- **EXERCISE DETAILS**: Print word for word the first line of the listing below and every line after it, through the line with "ax = fig.add_axes([0.0932, 0.2767, 0.9052, 0.685])". Leave out the pictures and the rest.

** START OF DATA FOR PROCESSING **

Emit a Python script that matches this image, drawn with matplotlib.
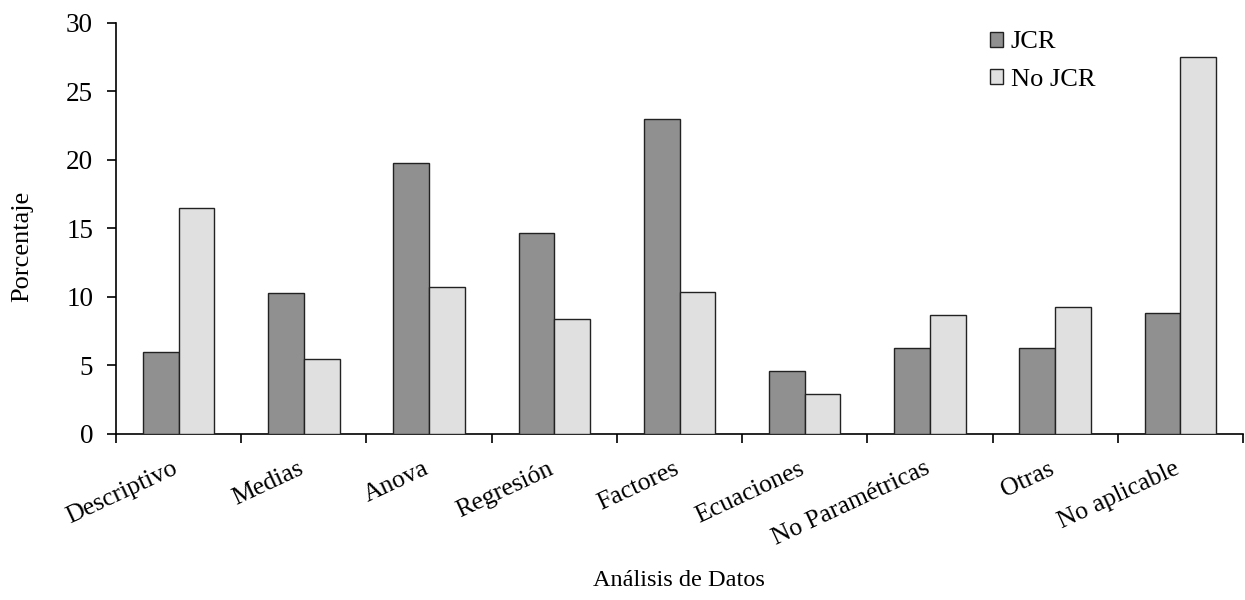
import numpy as np
import matplotlib
matplotlib.use("Agg")
import matplotlib.pyplot as plt
from matplotlib.transforms import ScaledTranslation

plt.rcParams["font.family"] = ["Liberation Serif", "DejaVu Serif"]

categories = ["Descriptivo", "Medias", "Anova", "Regresión", "Factores",
              "Ecuaciones", "No Paramétricas", "Otras", "No aplicable"]
jcr = [6.0, 10.3, 19.8, 14.7, 23.0, 4.6, 6.3, 6.3, 8.8]
no_jcr = [16.5, 5.5, 10.7, 8.4, 10.4, 2.9, 8.7, 9.3, 27.5]
series_names = ["JCR", "No JCR"]
yticks = [0, 5, 10, 15, 20, 25, 30]

fig = plt.figure(figsize=(12.45, 6.0), dpi=100)
ax = fig.add_axes([0.0932, 0.2767, 0.9052, 0.685])

x = np.arange(len(categories))
w = 0.285
ax.bar(x - w / 2, jcr, w, color="#909090", edgecolor="#222222", linewidth=1.0,
       label=series_names[0], zorder=3)
ax.bar(x + w / 2, no_jcr, w, color="#e0e0e0", edgecolor="#222222", linewidth=1.0,
       label=series_names[1], zorder=3)

ax.set_xlim(-0.5, len(categories) - 0.5)
ax.set_ylim(0, 30)
ax.set_yticks(yticks)
ax.tick_params(axis="y", direction="out", length=6.5, width=1.2, labelsize=19.5, pad=10)

# boundary ticks as major, labels on minor ticks at category centres
ax.set_xticks(np.arange(-0.5, len(categories), 1.0))
ax.set_xticklabels([])
ax.tick_params(axis="x", which="major", direction="out", length=6.5, width=1.2)
ax.set_xticks(x, minor=True)
ax.set_xticklabels(categories, minor=True, rotation=25, ha="right",
                   rotation_mode="anchor", fontsize=18.5)
ax.tick_params(axis="x", which="minor", length=0, pad=17)
shift = ScaledTranslation(-0.065, 0, fig.dpi_scale_trans)
for lbl in ax.get_xticklabels(minor=True):
    lbl.set_transform(lbl.get_transform() + shift)

for s in ["top", "right"]:
    ax.spines[s].set_visible(False)
for s in ["left", "bottom"]:
    ax.spines[s].set_linewidth(1.2)

fig.text(0.0177, 0.59, "Porcentaje", rotation=90, ha="center", va="center", fontsize=19)
fig.text(0.545, 0.033, "Análisis de Datos", ha="center", va="center", fontsize=17.5)

ax.legend(loc="upper left", bbox_to_anchor=(0.766, 1.005), frameon=False,
          fontsize=19, handlelength=0.5, handleheight=0.5, handletextpad=0.3,
          labelspacing=0.6, borderaxespad=0)

fig.savefig("out.png", dpi=100)
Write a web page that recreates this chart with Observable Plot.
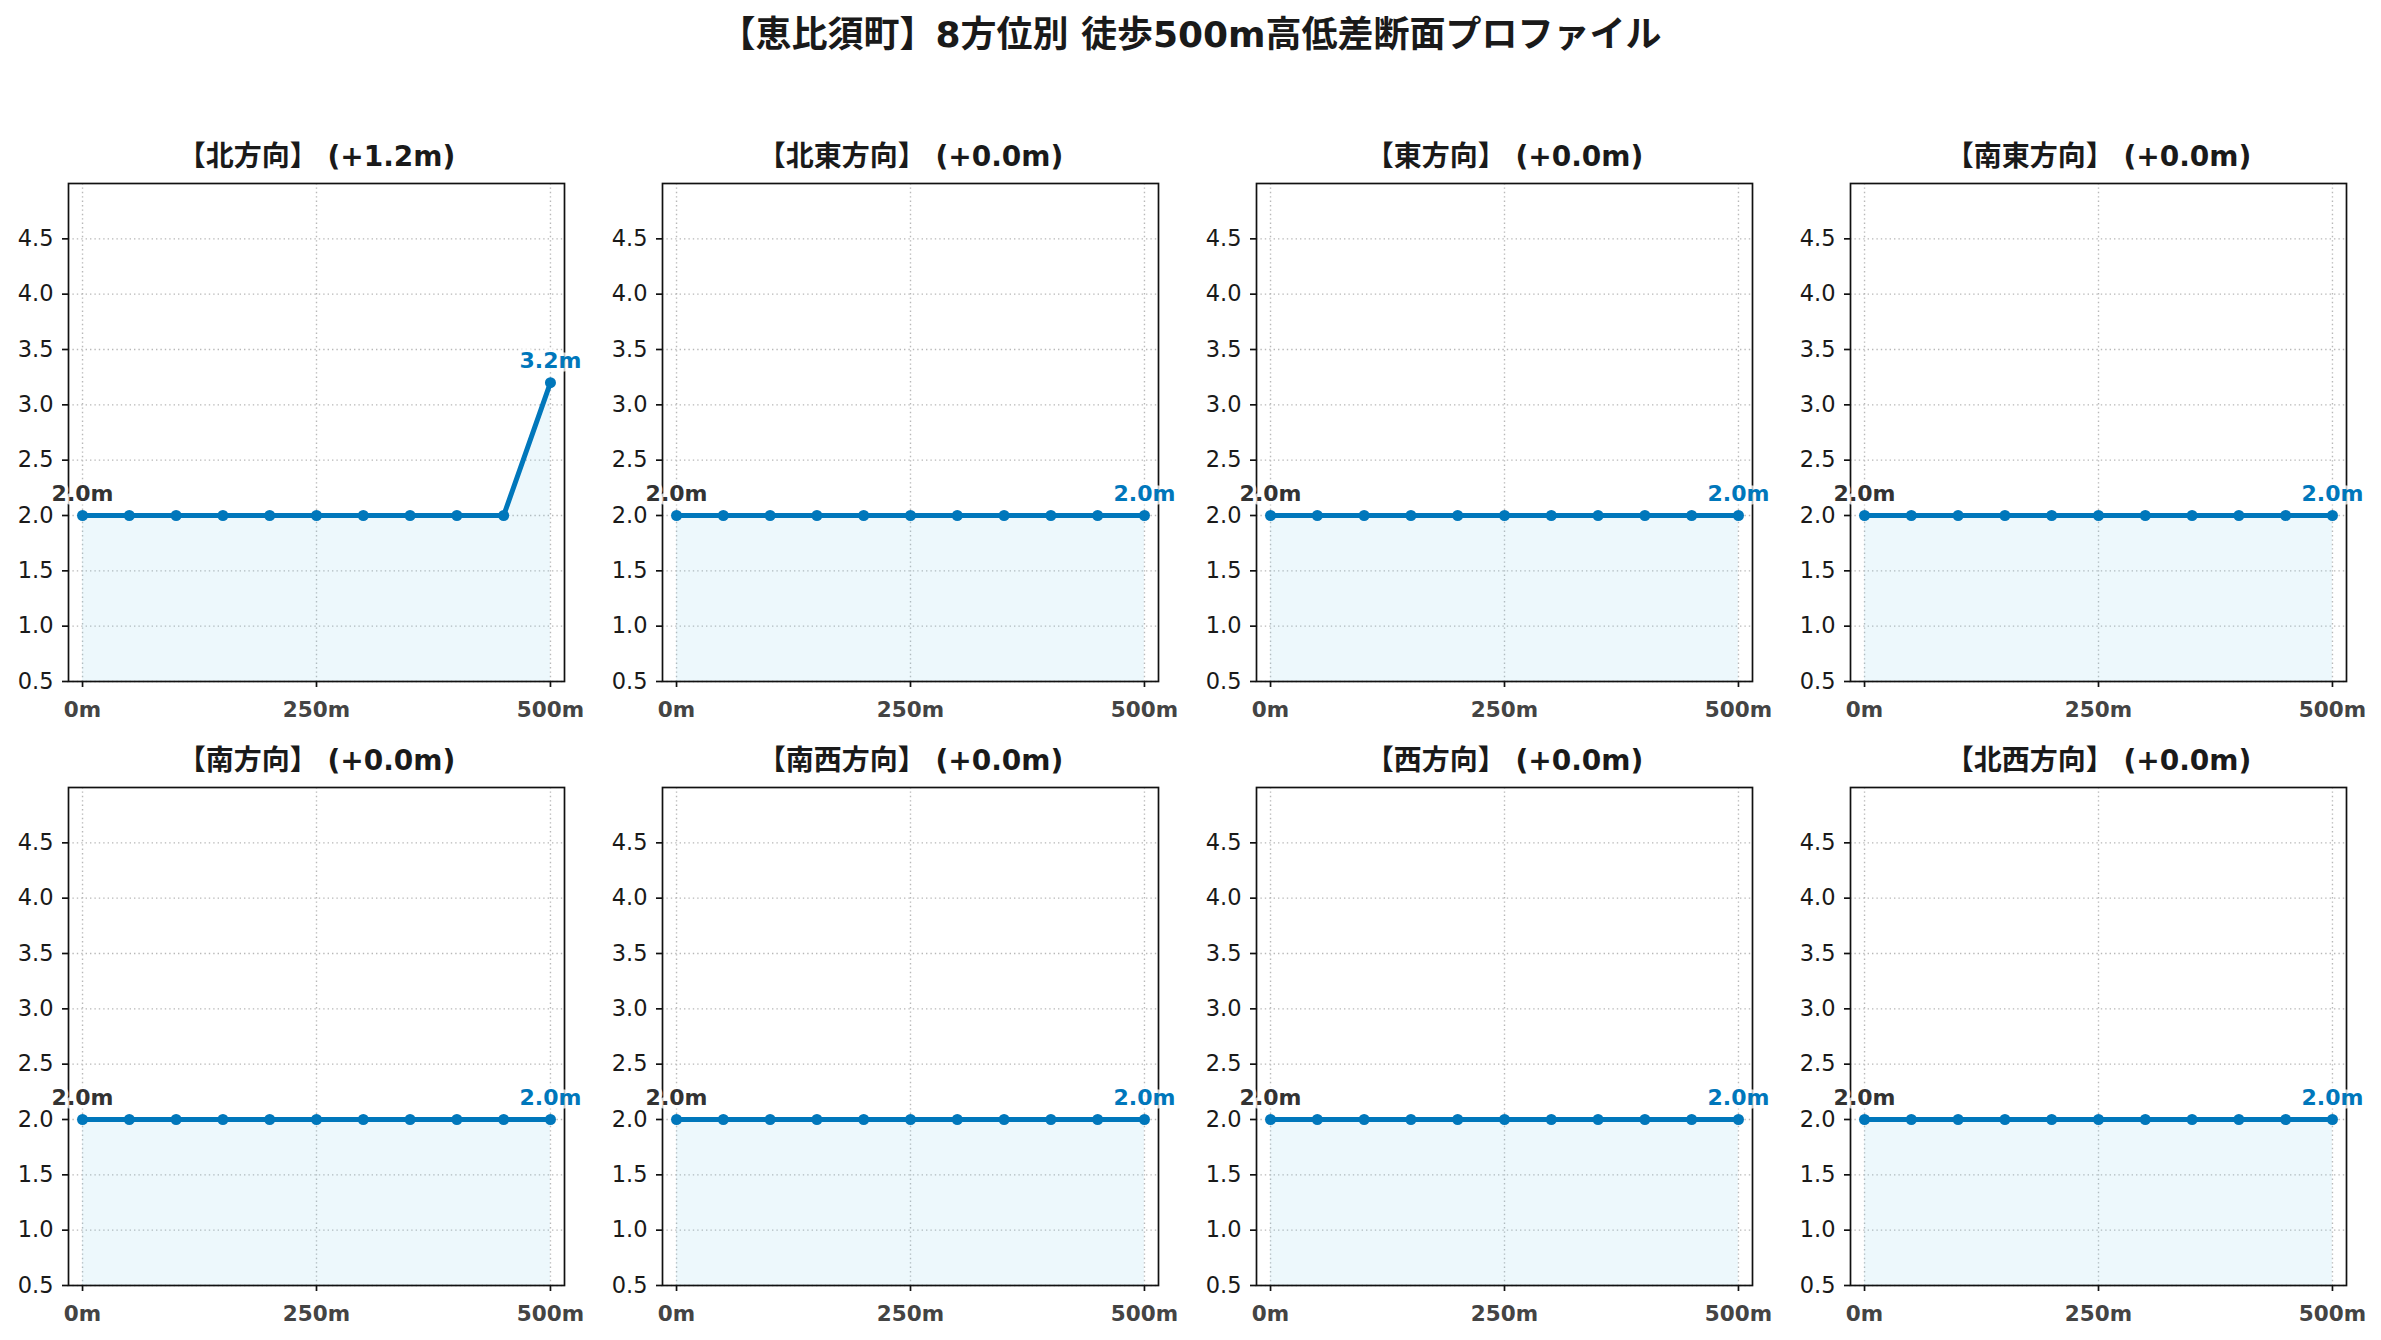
<!DOCTYPE html>
<html><head><meta charset="utf-8">
<script src="https://cdn.jsdelivr.net/npm/d3@7"></script>
<script src="https://cdn.jsdelivr.net/npm/@observablehq/plot@0.6"></script>
<style>
body{margin:0;background:#fff;}
#title{width:2381px;height:54px;padding-top:6px;line-height:58px;text-align:center;font-weight:bold;font-size:36px;font-family:"DejaVu Sans","Noto Sans CJK JP",sans-serif;color:#1a1a1a;}
#chart{width:2381px;}
</style></head><body>
<div id="title"></div>
<div id="chart"></div>
<script>
const mainTitle = "【恵比須町】8方位別 徒歩500m高低差断面プロファイル";
const directions = ["北方向","北東方向","東方向","南東方向","南方向","南西方向","西方向","北西方向"];
const distances = [0,50,100,150,200,250,300,350,400,450,500];
const elevNorth     = [2.0,2.0,2.0,2.0,2.0,2.0,2.0,2.0,2.0,2.0,3.2];
const elevNorthEast = [2.0,2.0,2.0,2.0,2.0,2.0,2.0,2.0,2.0,2.0,2.0];
const elevEast      = [2.0,2.0,2.0,2.0,2.0,2.0,2.0,2.0,2.0,2.0,2.0];
const elevSouthEast = [2.0,2.0,2.0,2.0,2.0,2.0,2.0,2.0,2.0,2.0,2.0];
const elevSouth     = [2.0,2.0,2.0,2.0,2.0,2.0,2.0,2.0,2.0,2.0,2.0];
const elevSouthWest = [2.0,2.0,2.0,2.0,2.0,2.0,2.0,2.0,2.0,2.0,2.0];
const elevWest      = [2.0,2.0,2.0,2.0,2.0,2.0,2.0,2.0,2.0,2.0,2.0];
const elevNorthWest = [2.0,2.0,2.0,2.0,2.0,2.0,2.0,2.0,2.0,2.0,2.0];
const xTicks = [0,250,500];
const yTicks = [0.5,1.0,1.5,2.0,2.5,3.0,3.5,4.0,4.5];
const xDomain = [-15,515];
const yDomain = [0.5,5.0];

const elevations = [elevNorth,elevNorthEast,elevEast,elevSouthEast,elevSouth,elevSouthWest,elevWest,elevNorthWest];
const BLUE = "#0077bb";
const FONT = '"DejaVu Sans","Noto Sans CJK JP",sans-serif';

document.getElementById("title").textContent = mainTitle;

const rows = [];
directions.forEach((dir,i) => elevations[i].forEach((e,j) => rows.push({dir, col:i%4, row:Math.floor(i/4), dist:distances[j], elev:e})));
const panels = directions.map((dir,i) => {
  const e = elevations[i];
  const diff = e[e.length-1] - e[0];
  return {dir, col:i%4, row:Math.floor(i/4), title:`【${dir}】 (${diff>=0?"+":""}${diff.toFixed(1)}m)`};
});
const firsts = rows.filter(r => r.dist === distances[0]);
const lasts = rows.filter(r => r.dist === distances[distances.length-1]);
const F = {fx:"col", fy:"row"};

const chart = Plot.plot({
  width: 2381, height: 1280,
  marginLeft: 68, marginRight: 35, marginTop: 123, marginBottom: 55,
  style: {fontFamily: FONT, fontSize: "22px", background: "white", color: "#222"},
  fx: {axis: null, domain: [0,1,2,3], paddingInner: 0.165, paddingOuter: 0},
  fy: {axis: null, domain: [0,1], paddingInner: 0.1755, paddingOuter: 0},
  x: {domain: xDomain, axis: null},
  y: {domain: yDomain, axis: null},
  marks: [
    Plot.gridX(xTicks, {facetAnchor: null, stroke: "#b8b8b8", strokeOpacity: 1, strokeWidth: 1.4, strokeDasharray: "1.4,3"}),
    Plot.gridY(yTicks, {facetAnchor: null, stroke: "#b8b8b8", strokeOpacity: 1, strokeWidth: 1.4, strokeDasharray: "1.4,3"}),
    Plot.areaY(rows, {...F, x: "dist", y1: () => yDomain[0], y2: "elev", fill: "#87ceeb", fillOpacity: 0.15}),
    Plot.lineY(rows, {...F, x: "dist", y: "elev", stroke: BLUE, strokeWidth: 5}),
    Plot.dot(rows, {...F, x: "dist", y: "elev", r: 5.5, fill: BLUE, stroke: "none"}),
    Plot.frame({stroke: "#111", strokeWidth: 1.7}),
    Plot.axisY(yTicks, {facetAnchor: null, anchor: "left", tickSize: 6, tickPadding: 9, tickFormat: d3.format(".1f"), fontSize: 22.5, fill: "#1a1a1a", stroke: "#111", strokeWidth: 1.7, label: null}),
    Plot.axisX(xTicks, {facetAnchor: null, anchor: "bottom", tickSize: 6, tickPadding: 14, tickFormat: d => d + "m", fontSize: 21.5, fontWeight: "bold", fill: "#444", stroke: "#111", strokeWidth: 1.7, label: null}),
    Plot.text(panels, {...F, text: "title", frameAnchor: "top", dy: -26, lineAnchor: "middle", fontSize: 28, fontWeight: "bold", fill: "#1a1a1a"}),
    Plot.text(firsts, {...F, x: "dist", y: "elev", text: d => d.elev.toFixed(1) + "m", dy: -22, lineAnchor: "middle", fontSize: 22, fontWeight: "bold", fill: "#333", stroke: "white", strokeOpacity: 0.75, strokeWidth: 7, paintOrder: "stroke"}),
    Plot.text(lasts, {...F, x: "dist", y: "elev", text: d => d.elev.toFixed(1) + "m", dy: -22, lineAnchor: "middle", fontSize: 22, fontWeight: "bold", fill: BLUE, stroke: "white", strokeOpacity: 0.75, strokeWidth: 7, paintOrder: "stroke"})
  ]
});
document.getElementById("chart").appendChild(chart);
</script>
</body></html>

** END OF DATA FOR PROCESSING **

- **REPLY**:
Emit a Python script that matches this image, drawn with matplotlib.
import numpy as np
import matplotlib
matplotlib.use("Agg")
import matplotlib.pyplot as plt
from matplotlib.transforms import ScaledTranslation

plt.rcParams["font.family"] = ["Liberation Serif", "DejaVu Serif"]

categories = ["Descriptivo", "Medias", "Anova", "Regresión", "Factores",
              "Ecuaciones", "No Paramétricas", "Otras", "No aplicable"]
jcr = [6.0, 10.3, 19.8, 14.7, 23.0, 4.6, 6.3, 6.3, 8.8]
no_jcr = [16.5, 5.5, 10.7, 8.4, 10.4, 2.9, 8.7, 9.3, 27.5]
series_names = ["JCR", "No JCR"]
yticks = [0, 5, 10, 15, 20, 25, 30]

fig = plt.figure(figsize=(12.45, 6.0), dpi=100)
ax = fig.add_axes([0.0932, 0.2767, 0.9052, 0.685])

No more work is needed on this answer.